The request: Could the lines from the start of the data through the line with "const trueValue = 1.10;" be set down exactly, with no pictures among them?
- - - -
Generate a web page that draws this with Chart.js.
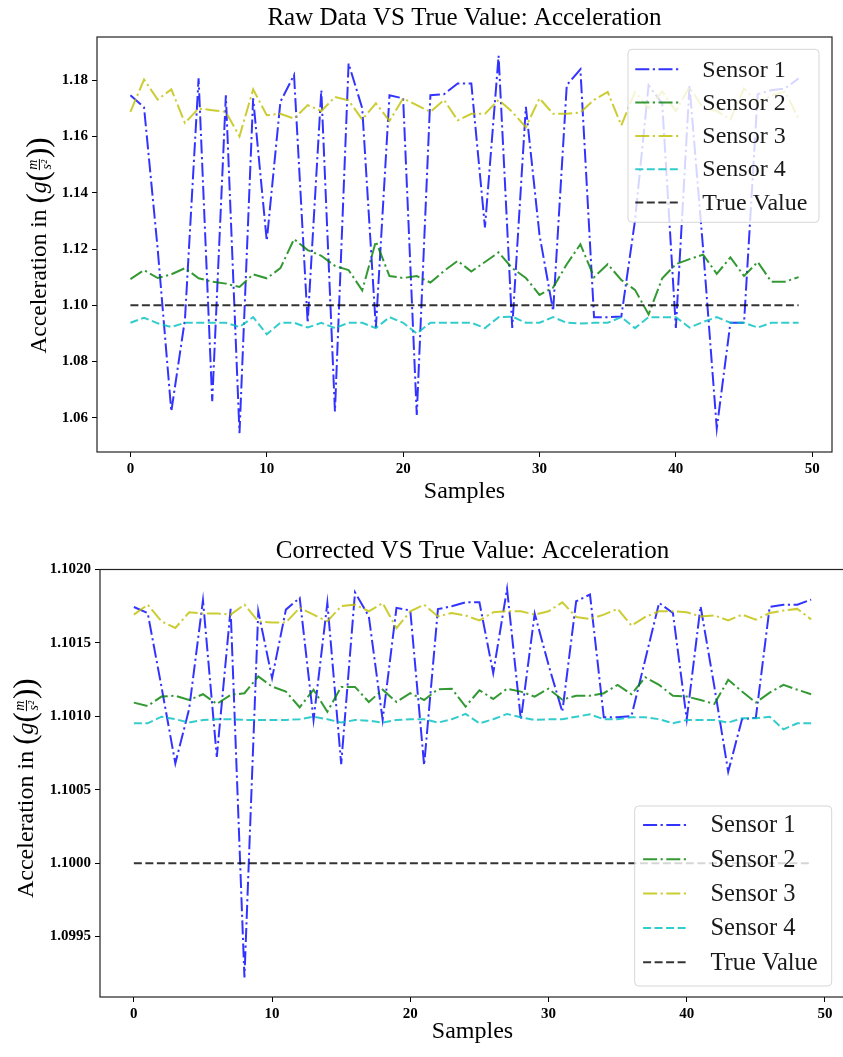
<!DOCTYPE html>
<html>
<head>
<meta charset="utf-8">
<script src="https://cdn.jsdelivr.net/npm/chart.js@4.4.1/dist/chart.umd.min.js"></script>
<style>
  html, body { margin: 0; padding: 0; background: #fff; overflow: hidden; width: 843px; height: 1057px; }
  #raw  { position: absolute; left: 0; top: 0; }
  #corr { position: absolute; left: 0; top: 520px; }
</style>
</head>
<body>
<canvas id="raw" width="843" height="515"></canvas>
<canvas id="corr" width="852" height="537"></canvas>
<script>
// ---- data -------------------------------------------------------------
const samples = [0,1,2,3,4,5,6,7,8,9,10,11,12,13,14,15,16,17,18,19,20,21,22,23,24,
                 25,26,27,28,29,30,31,32,33,34,35,36,37,38,39,40,41,42,43,44,45,46,47,48,49];
const xTicks = [0, 10, 20, 30, 40, 50];
const rawTicks = [1.06, 1.08, 1.10, 1.12, 1.14, 1.16, 1.18];
const corrTicks = [1.0995, 1.1000, 1.1005, 1.1010, 1.1015, 1.1020];
const seriesNames = ['Sensor 1', 'Sensor 2', 'Sensor 3', 'Sensor 4', 'True Value'];
const trueValue = 1.10;

const rawSensor1 = [1.1746, 1.1703, 1.1200, 1.0623, 1.0950, 1.1806, 1.0659, 1.1746, 1.0546, 1.1735,
                    1.1229, 1.1723, 1.1818, 1.0938, 1.1764, 1.0623, 1.1859, 1.1700, 1.0920, 1.1746,
                    1.1735, 1.0611, 1.1746, 1.1750, 1.1788, 1.1788, 1.1277, 1.1886, 1.0920, 1.1705,
                    1.1250, 1.0980, 1.1782, 1.1838, 1.0958, 1.0958, 1.0960, 1.1300, 1.1782, 1.1717,
                    1.0920, 1.1780, 1.1200, 1.0563, 1.0938, 1.0938, 1.1750, 1.1764, 1.1770, 1.1806];
const rawSensor2 = [1.1093, 1.1125, 1.1097, 1.1110, 1.1132, 1.1096, 1.1084, 1.1077, 1.1065, 1.1110,
                    1.1096, 1.1132, 1.1235, 1.1196, 1.1176, 1.1140, 1.1125, 1.1053, 1.1227, 1.1104,
                    1.1097, 1.1104, 1.1081, 1.1122, 1.1158, 1.1120, 1.1154, 1.1188, 1.1132, 1.1097,
                    1.1037, 1.1063, 1.1146, 1.1217, 1.1100, 1.1146, 1.1090, 1.1055, 1.0968, 1.1096,
                    1.1146, 1.1164, 1.1180, 1.1112, 1.1170, 1.1104, 1.1154, 1.1084, 1.1084, 1.1100];
const rawSensor3 = [1.1687, 1.1802, 1.1731, 1.1767, 1.1648, 1.1699, 1.1693, 1.1687, 1.1600, 1.1767,
                    1.1675, 1.1680, 1.1663, 1.1711, 1.1690, 1.1740, 1.1728, 1.1660, 1.1717, 1.1655,
                    1.1735, 1.1711, 1.1687, 1.1730, 1.1657, 1.1680, 1.1680, 1.1730, 1.1687, 1.1633,
                    1.1735, 1.1680, 1.1680, 1.1685, 1.1730, 1.1758, 1.1639, 1.1758, 1.1700, 1.1760,
                    1.1690, 1.1775, 1.1700, 1.1690, 1.1660, 1.1770, 1.1720, 1.1745, 1.1760, 1.1663];
const rawSensor4 = [1.0938, 1.0956, 1.0936, 1.0923, 1.0938, 1.0938, 1.0938, 1.0938, 1.0923, 1.0958,
                    1.0897, 1.0938, 1.0938, 1.0921, 1.0938, 1.0919, 1.0938, 1.0938, 1.0919, 1.0958,
                    1.0938, 1.0900, 1.0938, 1.0938, 1.0938, 1.0938, 1.0919, 1.0958, 1.0960, 1.0938,
                    1.0938, 1.0958, 1.0938, 1.0935, 1.0938, 1.0938, 1.0958, 1.0919, 1.0958, 1.0958,
                    1.0958, 1.0921, 1.0941, 1.0958, 1.0938, 1.0938, 1.0921, 1.0938, 1.0938, 1.0938];

const corrSensor1 = [1.101744, 1.101703, 1.101200, 1.100679, 1.101050, 1.101790, 1.100724, 1.101731, 1.099221, 1.101715,
                     1.101260, 1.101726, 1.101806, 1.100975, 1.101772, 1.100674, 1.101844, 1.101680, 1.100975, 1.101738,
                     1.101720, 1.100667, 1.101730, 1.101749, 1.101776, 1.101776, 1.101294, 1.101867, 1.100975, 1.101699,
                     1.101350, 1.101031, 1.101783, 1.101829, 1.100993, 1.100993, 1.101002, 1.101387, 1.101772, 1.101703,
                     1.100980, 1.101749, 1.101200, 1.100622, 1.100980, 1.100990, 1.101745, 1.101760, 1.101760, 1.101794];
const corrSensor2 = [1.101093, 1.101070, 1.101134, 1.101140, 1.101111, 1.101150, 1.101084, 1.101145, 1.101157, 1.101271,
                     1.101202, 1.101168, 1.101061, 1.101181, 1.101031, 1.101200, 1.101200, 1.101097, 1.101181, 1.101097,
                     1.101157, 1.101111, 1.101184, 1.101188, 1.101066, 1.101177, 1.101118, 1.101188, 1.101168, 1.101134,
                     1.101188, 1.101113, 1.101140, 1.101140, 1.101157, 1.101214, 1.101150, 1.101266, 1.101214, 1.101140,
                     1.101134, 1.101111, 1.101084, 1.101248, 1.101168, 1.101093, 1.101161, 1.101214, 1.101181, 1.101150];
const corrSensor3 = [1.101692, 1.101760, 1.101646, 1.101601, 1.101708, 1.101699, 1.101700, 1.101692, 1.101760, 1.101646,
                     1.101639, 1.101639, 1.101738, 1.101692, 1.101646, 1.101750, 1.101760, 1.101715, 1.101770, 1.101600,
                     1.101715, 1.101760, 1.101680, 1.101703, 1.101686, 1.101653, 1.101708, 1.101715, 1.101715, 1.101692,
                     1.101715, 1.101776, 1.101676, 1.101662, 1.101692, 1.101731, 1.101617, 1.101676, 1.101715, 1.101715,
                     1.101708, 1.101680, 1.101686, 1.101653, 1.101692, 1.101658, 1.101703, 1.101720, 1.101731, 1.101660];
const corrSensor4 = [1.100952, 1.100952, 1.100997, 1.100980, 1.100957, 1.100975, 1.100980, 1.100980, 1.100975, 1.100975,
                     1.100975, 1.100975, 1.100980, 1.100997, 1.100980, 1.100957, 1.100975, 1.100970, 1.100957, 1.100975,
                     1.100980, 1.100980, 1.100957, 1.100980, 1.101016, 1.100952, 1.100980, 1.101016, 1.100993, 1.100975,
                     1.100980, 1.100980, 1.100997, 1.101013, 1.100980, 1.100980, 1.100993, 1.100993, 1.100980, 1.100952,
                     1.100975, 1.100975, 1.100975, 1.100957, 1.100986, 1.100986, 1.100997, 1.100911, 1.100952, 1.100952];

// ---- styling ------------------------------------------------------------
const SERIF = '"Liberation Serif", "Times New Roman", serif';
const lineStyles = [
  { color: 'rgba(0,0,255,0.8)',   dash: [14, 3.5, 2.2, 3.5] },
  { color: 'rgba(0,128,0,0.8)',   dash: [14, 3.5, 2.2, 3.5] },
  { color: 'rgba(191,191,0,0.8)', dash: [14, 3.5, 2.2, 3.5] },
  { color: 'rgba(0,191,191,0.8)', dash: [8, 3.5] },
  { color: 'rgba(0,0,0,0.8)',     dash: [8, 3.5] }
];

// title centred over the plotting area
const axesTitlePlugin = {
  id: 'axesTitle',
  afterDraw(chart, args, o) {
    const { ctx, chartArea: a } = chart;
    ctx.save();
    ctx.font = `${o.size}px ${SERIF}`;
    ctx.fillStyle = '#000';
    ctx.textAlign = 'center';
    ctx.textBaseline = 'middle';
    ctx.fillText(o.text, (a.left + a.right) / 2, o.y);
    ctx.restore();
  }
};

// axes frame on all four sides
const framePlugin = {
  id: 'frame',
  afterDatasetsDraw(chart) {
    const { ctx, chartArea: a } = chart;
    ctx.save();
    ctx.strokeStyle = '#222';
    ctx.lineWidth = 1.2;
    ctx.setLineDash([]);
    ctx.strokeRect(a.left, a.top, a.right - a.left, a.bottom - a.top);
    ctx.restore();
  }
};

// y-axis title with a stacked m / s^2 fraction
const yLabelPlugin = {
  id: 'yLabel',
  afterDraw(chart, args, o) {
    const { ctx, chartArea: a } = chart;
    const s = o.size;
    const cx = a.left - o.offset;
    const cy = (a.top + a.bottom) / 2 + (o.shiftY || 0);
    const fMain = `${s}px ${SERIF}`;
    const fBig = `${Math.round(s * 1.3)}px ${SERIF}`;
    const fIt = `italic ${s}px ${SERIF}`;
    const fSmall = `italic ${Math.round(s * 0.6)}px ${SERIF}`;
    const parts = [
      { t: 'Acceleration in ', f: fMain },
      { t: '(', f: fBig, dy: 0.08 },
      { t: 'g', f: fIt },
      { t: '(', f: fBig, dy: 0.08 },
      { frac: ['m', 's²'], f: fSmall },
      { t: ')', f: fBig, dy: 0.08 },
      { t: ')', f: fBig, dy: 0.08 }
    ];
    ctx.save();
    let total = 0;
    parts.forEach(p => {
      ctx.font = p.f;
      if (p.frac) {
        p.w = Math.max(ctx.measureText(p.frac[0]).width, ctx.measureText(p.frac[1]).width) + 3;
      } else {
        p.w = ctx.measureText(p.t).width;
      }
      total += p.w;
    });
    ctx.translate(cx, cy);
    ctx.rotate(-Math.PI / 2);
    ctx.fillStyle = '#000';
    ctx.textBaseline = 'alphabetic';
    const base = s * 0.33;
    const axis = base - s * 0.27;
    let x = -total / 2;
    parts.forEach(p => {
      ctx.font = p.f;
      if (p.frac) {
        ctx.textAlign = 'center';
        ctx.fillText(p.frac[0], x + p.w / 2, axis - 2.5);
        ctx.fillText(p.frac[1], x + p.w / 2, axis + s * 0.5);
        ctx.fillRect(x + 1, axis - 0.5, p.w - 2, 1);
        ctx.textAlign = 'left';
      } else {
        ctx.textAlign = 'left';
        ctx.fillText(p.t, x, base + (p.dy || 0) * s);
      }
      x += p.w;
    });
    ctx.restore();
  }
};

// boxed legend placed inside the axes
const legendPlugin = {
  id: 'mplLegend',
  afterDraw(chart, args, o) {
    const { ctx, chartArea: a } = chart;
    const x0 = a.right - o.right - o.width;
    const y0 = o.top != null ? a.top + o.top : a.bottom - o.bottom - o.height;
    ctx.save();
    ctx.beginPath();
    ctx.roundRect(x0, y0, o.width, o.height, 4);
    ctx.fillStyle = 'rgba(255,255,255,0.8)';
    ctx.fill();
    ctx.strokeStyle = 'rgba(204,204,204,0.8)';
    ctx.lineWidth = 1;
    ctx.stroke();
    ctx.font = `${o.fontSize}px ${SERIF}`;
    ctx.textBaseline = 'middle';
    ctx.textAlign = 'left';
    chart.data.datasets.forEach((ds, i) => {
      const y = y0 + o.firstRow + i * o.rowGap;
      ctx.beginPath();
      ctx.strokeStyle = ds.borderColor;
      ctx.lineWidth = ds.borderWidth;
      ctx.setLineDash(ds.borderDash || []);
      ctx.moveTo(x0 + o.sampleX, y);
      ctx.lineTo(x0 + o.sampleX + o.sampleLen, y);
      ctx.stroke();
      ctx.setLineDash([]);
      ctx.fillStyle = '#1a1a1a';
      ctx.fillText(ds.label, x0 + o.textX, y + 1);
    });
    ctx.restore();
  }
};

function paddedRange(values, frac) {
  const lo = Math.min(...values), hi = Math.max(...values);
  const m = (hi - lo) * frac;
  return [lo - m, hi + m];
}

function buildChart(id, cfg) {
  const all = cfg.values.flat().concat([cfg.trueValue]);
  const [yMin, yMax] = paddedRange(all, 0.05);
  const [xMin, xMax] = paddedRange(samples, 0.05);
  const series = cfg.values.concat([samples.map(() => cfg.trueValue)]);
  const datasets = series.map((vals, k) => ({
    label: seriesNames[k],
    data: samples.map((x, i) => ({ x, y: vals[i] })),
    borderColor: lineStyles[k].color,
    borderDash: lineStyles[k].dash,
    borderWidth: 2,
    borderCapStyle: 'butt',
    pointRadius: 0,
    tension: 0,
    fill: false,
    order: series.length - k
  }));
  const tickFont = { family: SERIF, size: 15, weight: 'bold' };
  const tickGrid = { display: true, drawOnChartArea: false, drawTicks: true, tickLength: 5, tickColor: '#000', tickWidth: 1 };
  return new Chart(document.getElementById(id), {
    type: 'line',
    data: { datasets },
    plugins: [framePlugin, axesTitlePlugin, yLabelPlugin, legendPlugin],
    options: {
      responsive: false,
      animation: false,
      devicePixelRatio: 1,
      events: [],
      layout: { padding: { left: 0, right: cfg.padRight, top: cfg.padTop, bottom: 0 } },
      scales: {
        x: {
          type: 'linear', min: xMin, max: xMax,
          afterBuildTicks: s => { s.ticks = xTicks.map(v => ({ value: v })); },
          afterFit: s => { s.height = cfg.xAxisHeight; },
          grid: tickGrid,
          border: { display: false },
          ticks: { font: tickFont, color: '#000', padding: 3, maxRotation: 0, autoSkip: false, callback: v => String(v) },
          title: { display: true, text: 'Samples', color: '#000', font: { family: SERIF, size: 24 }, padding: { top: 0, bottom: cfg.xTitlePad } }
        },
        y: {
          type: 'linear', min: yMin, max: yMax,
          afterBuildTicks: s => { s.ticks = cfg.yTicks.map(v => ({ value: v })); },
          afterFit: s => { s.width = cfg.yAxisWidth; },
          grid: tickGrid,
          border: { display: false },
          ticks: { font: tickFont, color: '#000', padding: 4, autoSkip: false, callback: v => v.toFixed(cfg.decimals) }
        }
      },
      plugins: {
        legend: { display: false },
        tooltip: { enabled: false },
        title: { display: false },
        axesTitle: cfg.title,
        yLabel: cfg.yLabel,
        mplLegend: cfg.legend
      }
    }
  });
}

buildChart('raw', {
  title: { text: 'Raw Data VS True Value: Acceleration', y: 18, size: 25 },
  values: [rawSensor1, rawSensor2, rawSensor3, rawSensor4],
  trueValue: trueValue,
  yTicks: rawTicks, decimals: 2,
  padRight: 11, padTop: 37, yAxisWidth: 97, xAxisHeight: 63, xTitlePad: 9,
  yLabel: { size: 23.5, offset: 59, shiftY: 1 },
  legend: { right: 13, top: 12.3, width: 191, height: 173, firstRow: 20, rowGap: 33.3,
            sampleX: 7.3, sampleLen: 43.6, textX: 74.3, fontSize: 24 }
});

buildChart('corr', {
  title: { text: 'Corrected VS True Value: Acceleration', y: 31, size: 25 },
  values: [corrSensor1, corrSensor2, corrSensor3, corrSensor4],
  trueValue: trueValue,
  yTicks: corrTicks, decimals: 4,
  padRight: 7, padTop: 49.5, yAxisWidth: 100, xAxisHeight: 60, xTitlePad: 11,
  yLabel: { size: 24, offset: 75, shiftY: 5 },
  legend: { right: 13.3, bottom: 11, width: 197, height: 180, firstRow: 19, rowGap: 34.3,
            sampleX: 8.4, sampleLen: 44.6, textX: 75.7, fontSize: 24.5 }
});
</script>
</body>
</html>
- - - -
Written answer:
Generate a web page that draws this with Chart.js.
<!DOCTYPE html>
<html>
<head>
<meta charset="utf-8">
<script src="https://cdn.jsdelivr.net/npm/chart.js@4.4.1/dist/chart.umd.min.js"></script>
<style>
  html, body { margin: 0; padding: 0; background: #fff; overflow: hidden; width: 843px; height: 1057px; }
  #raw  { position: absolute; left: 0; top: 0; }
  #corr { position: absolute; left: 0; top: 520px; }
</style>
</head>
<body>
<canvas id="raw" width="843" height="515"></canvas>
<canvas id="corr" width="852" height="537"></canvas>
<script>
// ---- data -------------------------------------------------------------
const samples = [0,1,2,3,4,5,6,7,8,9,10,11,12,13,14,15,16,17,18,19,20,21,22,23,24,
                 25,26,27,28,29,30,31,32,33,34,35,36,37,38,39,40,41,42,43,44,45,46,47,48,49];
const xTicks = [0, 10, 20, 30, 40, 50];
const rawTicks = [1.06, 1.08, 1.10, 1.12, 1.14, 1.16, 1.18];
const corrTicks = [1.0995, 1.1000, 1.1005, 1.1010, 1.1015, 1.1020];
const seriesNames = ['Sensor 1', 'Sensor 2', 'Sensor 3', 'Sensor 4', 'True Value'];
const trueValue = 1.10;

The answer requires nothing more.